We vergelijken de energiekosten van een gemiddelde woning en een passiefhuis. Stel dat de energierekening van zuinige bewoners 30% lager is, van onzuinige bewoners kan de rekening meer dan tweemaal zo hoog zijn. Deze percentages gelden zowel voor een gemiddelde woning als een passiefhuis. In de grafieken 2 en 3 zijn de verschillen aangegeven.

Procentueel zijn de afwijkingen van het gemiddelde naar boven en naar beneden vergelijkbaar. In de absolute af te rekenen energiekosten maakt het verschil wel degelijk uit.

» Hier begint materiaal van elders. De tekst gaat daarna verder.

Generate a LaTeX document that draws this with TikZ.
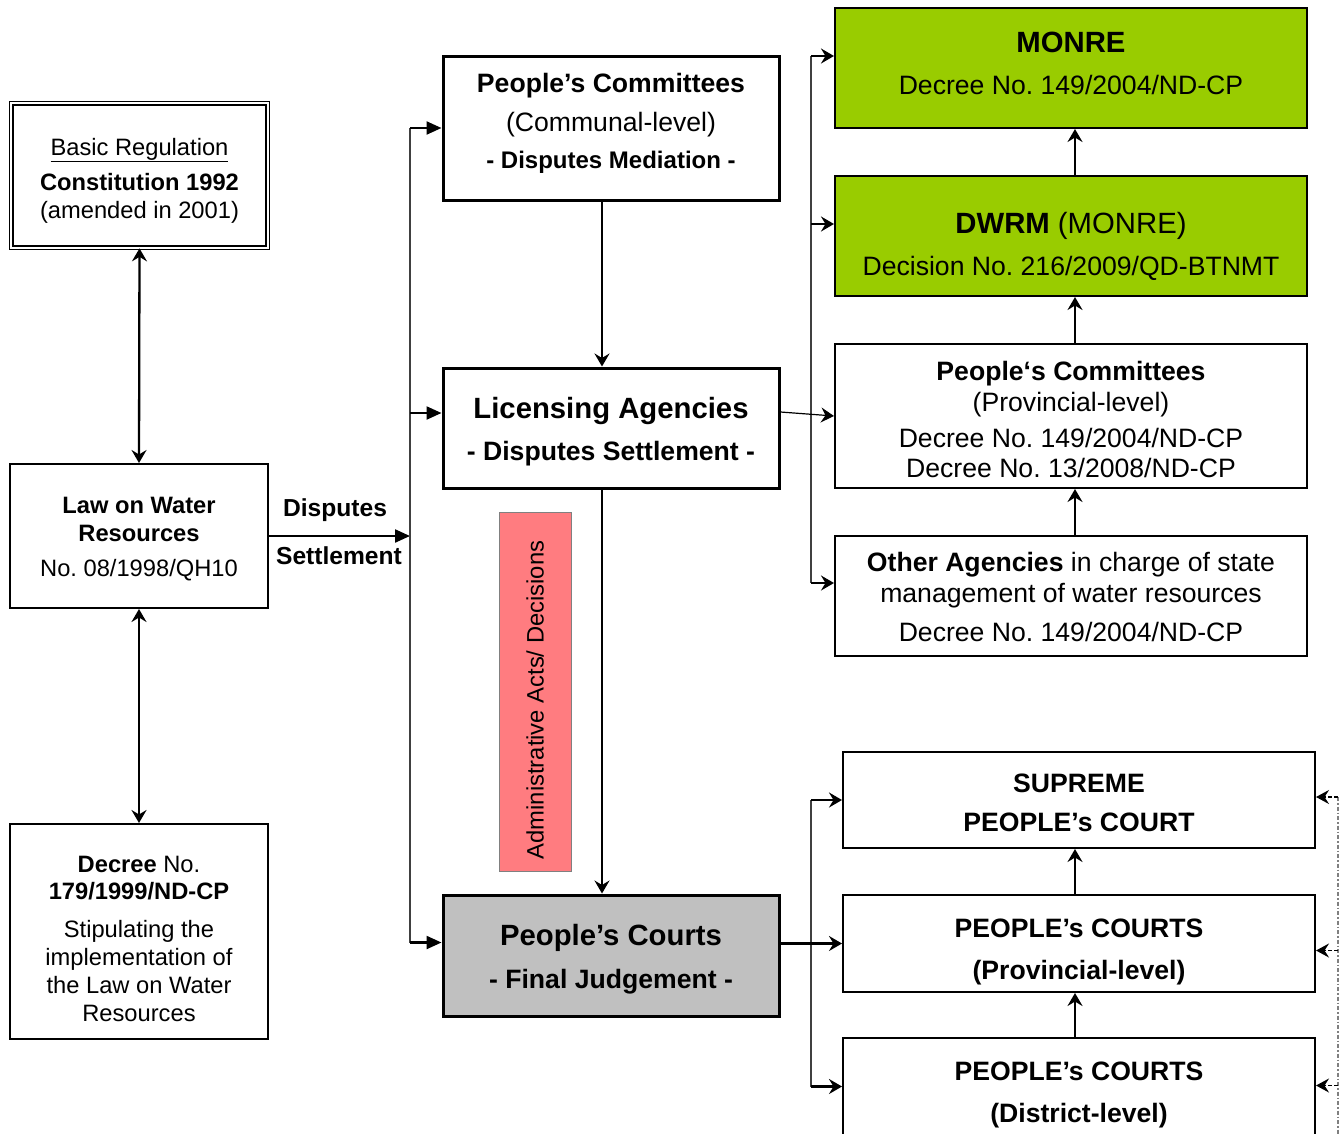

Extra investering, lage energierekening
Hoe ontwikkelen de woonlasten van een passiefhuis zich in de toekomst? Hiervoor bekijken we zowel de investering als de energiekosten van een passiefhuis (grafiek 1). Voor de extra investering gaan we uit van € 13.600. Hiervoor sluiten we een hypotheek af met 5% rente (vast voor 10 jaar). Uitgaande van een belastingtarief van 42%, bekent dit per jaar € 395 extra kosten aan hypotheekrente.

Ter bepaling van de woonlasten worden hierbij opgeteld de energiekosten per jaar. Deze woonlasten zijn afgezet tegen de EPC 0,6 referentiewoning, die geen extra hypotheek hoeft af te sluiten (geen meerkosten), maar wel te maken heeft met de stijgende energiekosten2. De woonlasten van een passiefhuis ten opzichte van een epc 0,6 woning zijn al binnen enkele jaren lager, en het verschil met een woning met een hogere energierekening wordt in de toekomst alleen maar groter.

Energiebesparing loont
Dit voorbeeld toont aan dat energiebesparende maatregelen weliswaar vragen om extra investeringen, maar dat op korte termijn de woonlasten al lager zijn. Ook in energiezuinige woningen is het betaalbaar wonen!

Noten
[1] Onlangs is de Sleutel naar Concepten gepubliceerd. In deze publicatie, geschreven door advies- en ingenieursbureau DHV en uitgegeven door Aeneas, worden handvaten gegeven voor het kiezen van energiezuinige concepten. De Sleutel naar Concepten maakt deel uit van de reeks van Toolkits: Toolkit Duurzame Woningbouw, Toolkit Bestaande Bouw en Toolkit Duurzame Kantoren.
 [2] Uitgangspunt is 560 m3 gas en een gemiddeld elektriciteitsverbruik van 3500 kWh per jaar.